Wilfred Rattigan v. Eric Holder, Jr.
402 U.S. App. D.C. 166
| D.C. Cir. | 2012Background
- Rattigan, a Black Jamaican-Islam convert, alleged FBI retaliation under Title VII for reporting security concerns that led to a clearance investigation.
- OIO supervisors initially reported Leighton’s concerns; the Security Division reviewed and found no corroboration, closing the investigation.
- Rattigan sued in 2004; a jury awarded $300,000 for retaliation based on referral/reporting activities.
- This court previously held Egan shields Security Division decisions, but allowed claims based on reporting to proceed if not second-guessing the Division.
- On rehearing, the court narrowed Title VII liability to knowingly false reporting to avoid chilling reporting under EO 12,968 and Egan, remanding for further proceedings.
- The majority remands to determine if there is sufficient evidence of knowing falsity to allow trial; retains Rattigan’s claims consistent with the knowingly false standard.
Issues
| Issue | Plaintiff's Argument | Defendant's Argument | Held |
|---|---|---|---|
| Whether Egan bars Title VII review of reporting decisions | Rattigan argues reporting decisions are reviewable | Government contends only Security Division decisions are insulated | Limitations on review affirmed; reporting decisions not fully shielded but narrowed to knowingly false reporting |
| Whether knowingly false reporting can be Title VII actionable without chilling reporting | Rattigan supports knowingly false reporting liability | Government cautions chilling effects | Acknowledges knowingly false standard can coexist with EO 12,968; remand for factual determinations on falsity |
| Scope of remand and sufficiency of evidence to proceed | Record may support knowing falsity | Record largely uncontested; remand unnecessary | Remand to allow discovery and determine sufficiency of knowing-falsity evidence |
| Impact on Executive Order 12,968 reporting mandate | Liability should not deter reporting | Broad reporting mandate could conflict with liability | Narrowly construe liability to avoid chilling effect while preserving reporting |
Key Cases Cited
- Department of the Navy v. Egan, 484 U.S. 518 (1988) (security-clearance review presumes executive-branch expertise; broad review barred)

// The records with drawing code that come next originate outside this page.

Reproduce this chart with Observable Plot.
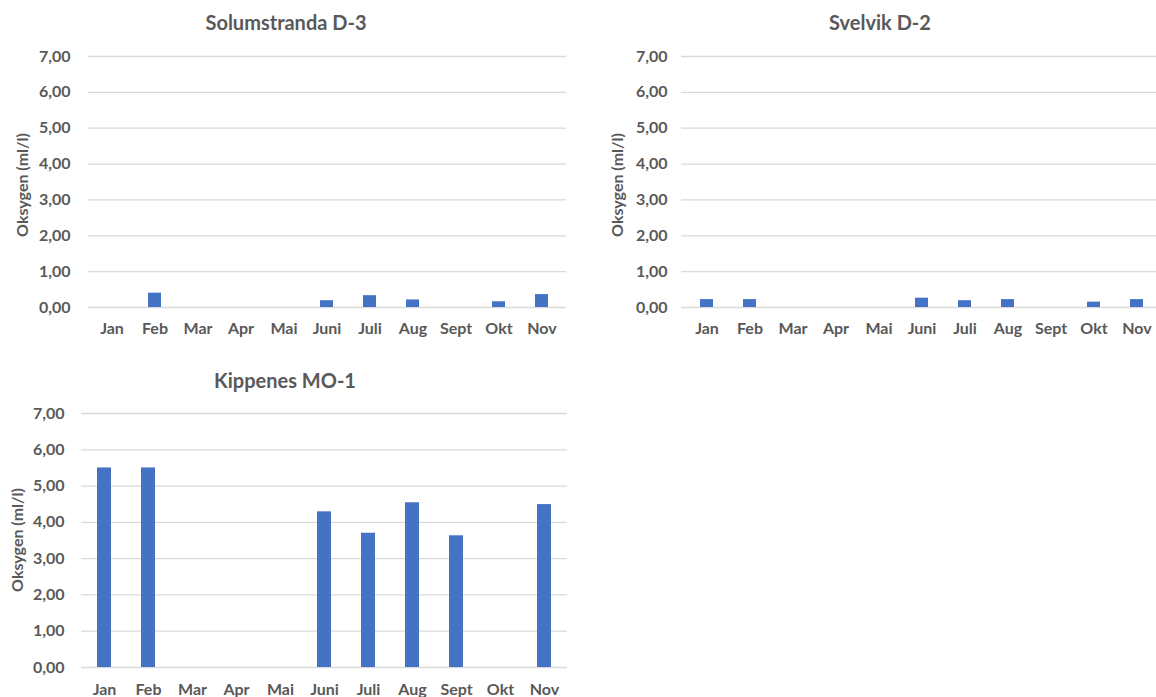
<!DOCTYPE html>
<html><head><meta charset="utf-8">
<script src="https://cdn.jsdelivr.net/npm/d3@7"></script>
<script src="https://cdn.jsdelivr.net/npm/@observablehq/plot@0.6"></script>
<style>
html,body{margin:0;padding:0;background:#fff;overflow:hidden;}
#wrap{position:relative;width:1156px;height:697px;overflow:hidden;font-family:Lato,"Open Sans",sans-serif;}
.panel{position:absolute;}
.panel svg{max-width:none !important;overflow:visible;}
.title{position:absolute;font-weight:bold;font-size:20px;color:#595959;text-align:center;white-space:nowrap;line-height:24px;}
.ylab{position:absolute;font-weight:bold;font-size:16px;color:#595959;white-space:nowrap;width:200px;text-align:center;line-height:20px;transform:rotate(-90deg);}
</style></head>
<body><div id="wrap"></div>
<script>
const months = ["Jan","Feb","Mar","Apr","Mai","Juni","Juli","Aug","Sept","Okt","Nov"];
const solumstranda = [null,0.40,null,null,null,0.19,0.33,0.21,null,0.16,0.36];
const svelvik = [0.22,0.22,null,null,null,0.26,0.19,0.22,null,0.15,0.22];
const kippenes = [5.50,5.50,null,null,null,4.29,3.70,4.54,3.63,null,4.49];
const yTicks = [0,1,2,3,4,5,6,7];
const titles = ["Solumstranda D-3","Svelvik D-2","Kippenes MO-1"];
const yLabel = "Oksygen (ml/l)";

const fmt = v => d3.format(".2f")(v).replace(".", ",");

function chart(values, opts){
  const data = months.map((m,i)=>({m, v: values[i]})).filter(d=>d.v!=null);
  return Plot.plot({
    width: opts.width, height: opts.height,
    marginLeft: opts.ml, marginRight: opts.mr, marginTop: opts.mt, marginBottom: opts.mb,
    style:{fontFamily:"Lato, 'Open Sans', sans-serif", fontWeight:"bold", fontSize:"16px", color:"#595959", background:"transparent"},
    x:{domain: months, paddingInner:0.69, paddingOuter:0.345, label:null},
    y:{domain:[0,7], label:null},
    marks:[
      Plot.ruleY(yTicks, {stroke:"#d9d9d9", strokeWidth:1.3}),
      Plot.barY(data, {x:"m", y:"v", fill:"#4472C4"}),
      Plot.axisX({tickSize:0, tickPadding:opts.xpad, fontSize:16, label:null}),
      Plot.axisY({ticks:yTicks, tickFormat:fmt, tickSize:0, tickPadding:opts.ypad, fontSize:16, label:null})
    ]
  });
}

const wrap = document.getElementById("wrap");
function place(values, title, left, top, opts, titleX, titleY, labX, labY){
  const p = document.createElement("div");
  p.className="panel"; p.style.left=left+"px"; p.style.top=top+"px";
  p.style.width=opts.width+"px"; p.style.height=opts.height+"px";
  p.appendChild(chart(values, opts));
  wrap.appendChild(p);
  const t = document.createElement("div");
  t.className="title"; t.textContent=title;
  t.style.left=(titleX-200)+"px"; t.style.width="400px"; t.style.top=(titleY-12)+"px";
  wrap.appendChild(t);
  const l = document.createElement("div");
  l.className="ylab"; l.textContent=yLabel;
  l.style.left=(labX-100)+"px"; l.style.top=(labY-10)+"px";
  wrap.appendChild(l);
}
place(solumstranda, titles[0], 0, 0, {width:580,height:345,ml:88,mr:14,mt:56,mb:38,xpad:15,ypad:18}, 286, 22, 22, 185);
place(svelvik, titles[1], 590, 0, {width:572,height:345,ml:91,mr:0,mt:56,mb:38,xpad:15,ypad:14}, 880, 22, 617, 185);
place(kippenes, titles[2], 0, 355, {width:580,height:345,ml:81,mr:13,mt:58,mb:33,xpad:16,ypad:17}, 285, 380, 17, 540);
</script></body></html>
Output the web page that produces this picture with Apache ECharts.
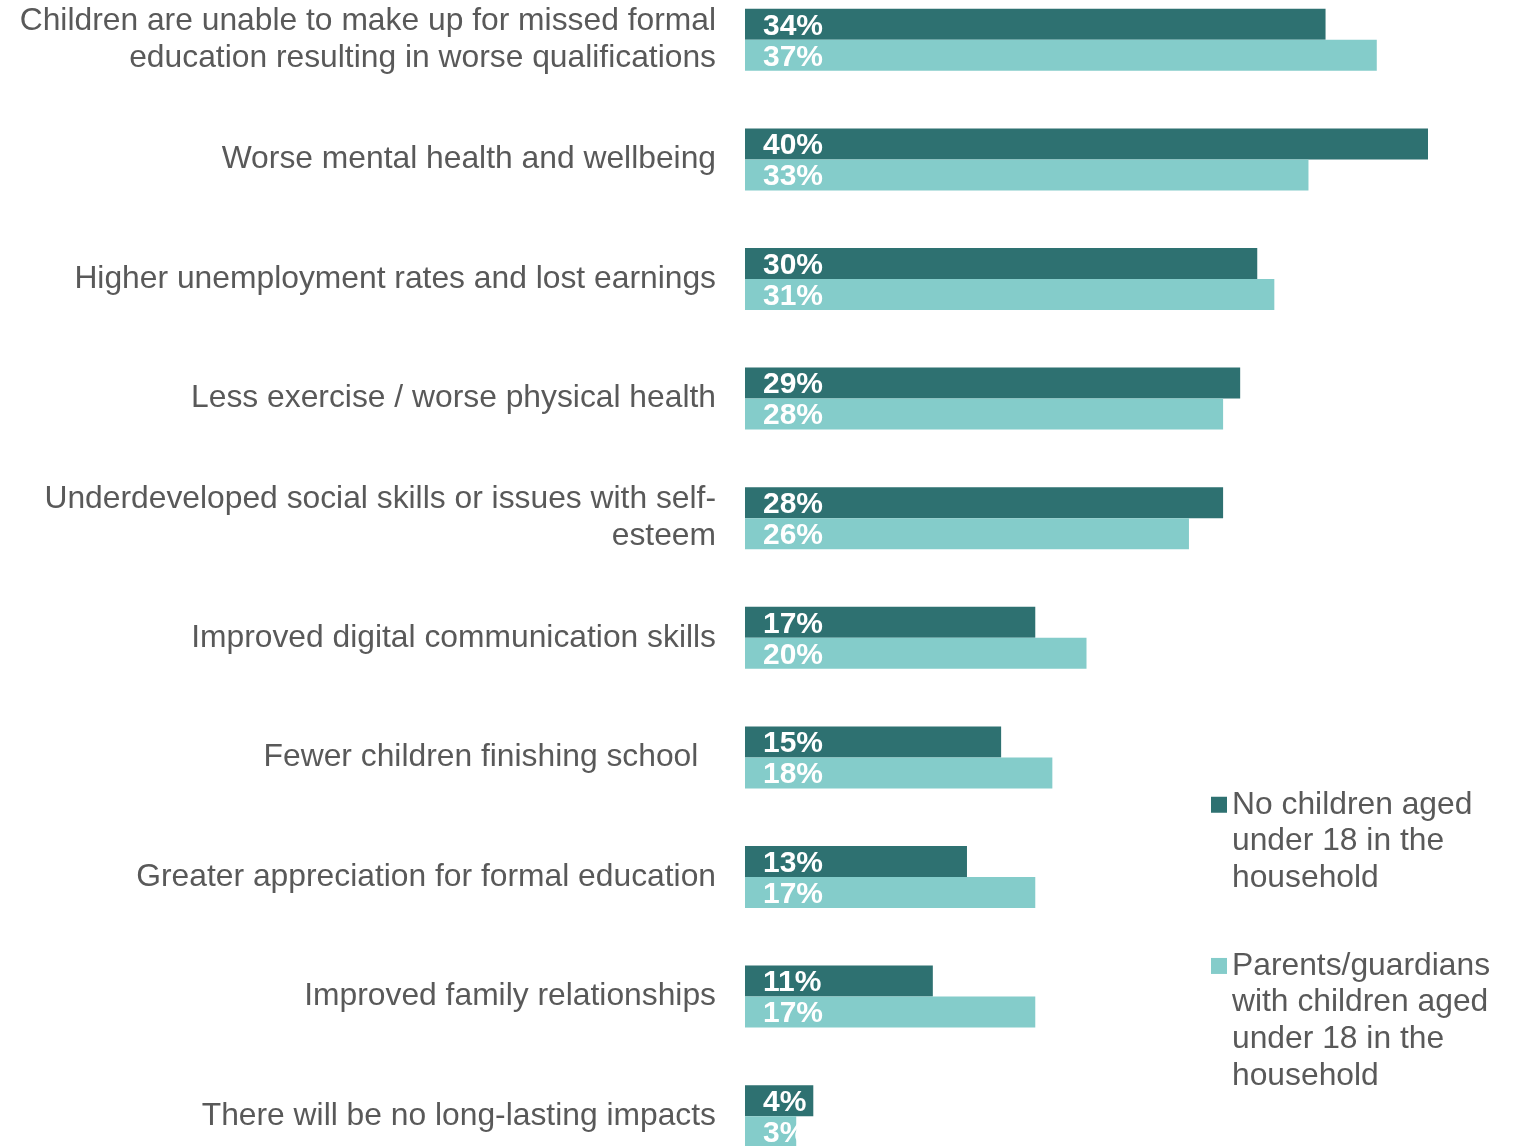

- Bennett v. Chertoff, 425 F.3d 999 (D.C. Cir. 2005) (Egan-based bar to review of security decisions applies in Title VII)
- Ryan v. Reno, 168 F.3d 520 (D.C. Cir. 1999) (Egan's bar applies to discrimination claims stemming from security decisions)
- Rattigan v. Holder, 643 F.3d 975 (D.C. Cir. 2011) (initial panel holding that reporting referrals may be reviewed but not Security Division decisions)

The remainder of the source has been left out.